As the first flush of his election night upset started to fade Thursday, Carl G. "Dutch" Holland waited in vain for a call from Edward C. "Buddy" Ahern, the four-term Pasadena councilman he defeated.
Ahern had appeared at the Stoney Creek Democratic Club on Election Night, where, looking weary and resigned, he made a brief speech and talked with supporters. Since then, however, there has been no sign of the folksy, colorful District 3 councilman.
A secretary at his Pasadena council office said he was not talking to reporters, that he wanted to be with his family at this time. "It is only two days since the election," she said.
Meanwhile, Holland, wearing sweat pants and a 5 o'clock shadow, relaxed at his Long Point home, mentally adjusting to the fact that he is the new 3rd District representative and mapping out a plan for learning all he can about county government before the council meets Dec. 3.
Holland admits he could use some help.
"I've seen from the other side of the fence for many years," the Republican said. "Now I'm on the inside looking out. It's going to be a learning process for a year until I get my feet on solid ground.

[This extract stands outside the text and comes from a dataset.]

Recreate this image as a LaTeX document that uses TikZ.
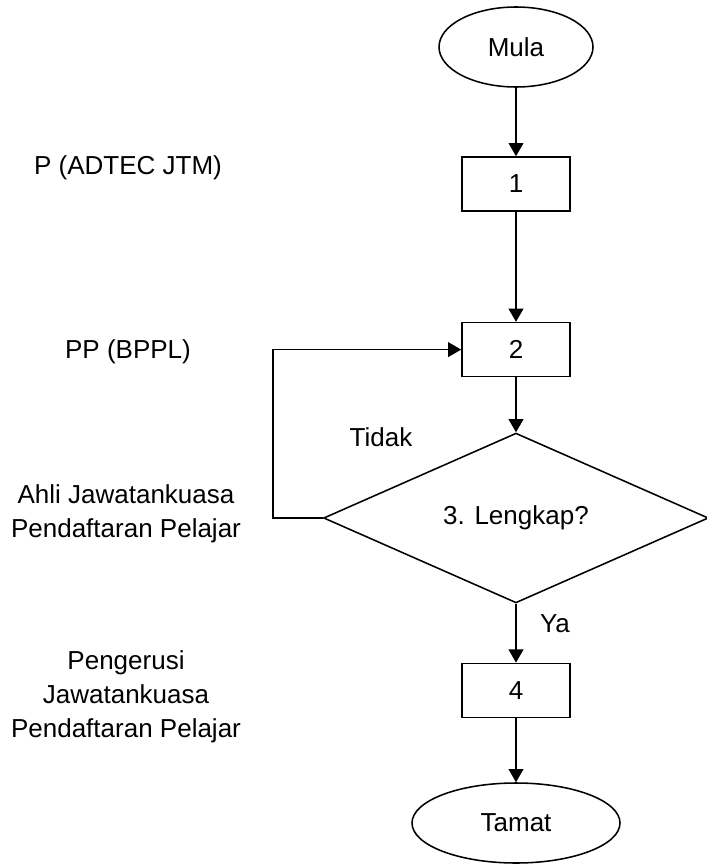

"Unfortunately," he said, "Ahern hasn't called me. If he was a man about this he'd stop sulking . . . and call me and say, 'It's over, but for the good of the district I'd like to talk to you about some of the things I have on the drawing board.' "He hasn't given me the benefit of that yet. I am going into this thing groping."
Ahern told a reporter Tuesday night that he planned to call Holland Wednesday morning, but Holland said he had not heard from him by yesterday evening.
Those who know the outgoing councilman speculate that the loss has hit him hard.
"I'll bet he's devastated," said former Councilman Michael F. Gilligan, who lost a bid for county executive in the primary election. "Buddy's whole life was being a councilman from Pasadena. He loved his job, he loved everything about it.
"Out of all the politicians, I feel the sorriest for him because he just lived and breathed being on the council."
Though Ahern won the primary by only 800 votes and despite frequent criticism in the press, he was not expected to lose. In 1986, he beat Holland by a 2-to-1 margin, and this year Republican leaders rarely mentioned Holland as one of their biggest hopes for a council seat.
Ahern's council colleagues said they never saw the upset coming.
"I was amazed," said retiring Councilwoman Carole B. Baker, D-Severna Park. "I didn't have a clue."
"It was a surprise to everyone," said Gilligan.
In retrospect, however, there were signs that Ahern was in trouble.
During his campaign, Holland criticized Ahern for growing out of touch with his constituents, pandering to the "good old boy" network of North County politicians and ignoring contemporary problems.
Gilligan said those accusations were largely unfounded. "He had expanded his horizons after he came back from his illness," he said, referring to Ahern's bout with nervous exhaustion in 1988. "He was genuinely working with (environmentalists and other activists).
"(His defeat) was just the cumulative effect of a whole lot of negative things that were reported over the years, and the whole mood of the electorate in this election. He was ripe for picking."
Mary Rosso, a North County environmentalist who served on Ahern's comprehensive rezoning committee, said the press has been "excruciatingly hard" on Ahern. "He was never given credit. As long as he's been in there they've hounded him. Contrary to what people say, he's very sensitive to those things."
Rosso said she saw Ahern on election night. "He was very resigned. I know he's hurting real bad inside."
"It's sad," Holland said, "but I went through that three times when I lost."
Besides losing to Ahern in 1986, Holland ran unsuccessfully for the House of Delegates in 1978 and 1982. He was a Democrat at that time, switching to the GOP after his 1982 campaign "because my own philosophy was more in line with the Republican party."
Holland, a sales representative for a beverage company, confesses to being "overwhelmed" by the magnitude of his 2,770-vote victory. Ahern won only five of the district's 18 precincts.
"I knew something was going to happen, but I never thought it would happen to the degree that it did happen," Holland said.
Now that he's elected, Holland said he wants to start a "community council" made up of representatives from each community association in the 3rd District, which runs from the Baltimore city line to the Magothy River and west to Route 2.
"We'll meet monthly to discuss what's going on in the district. I will be hearing feedback from them about what's going on in the community, and they will be kept informed about what's going on on the council.
"My philosophy of government is to bring all the people in to the process. I am going to be effective and responsive, and give people back a say in local government."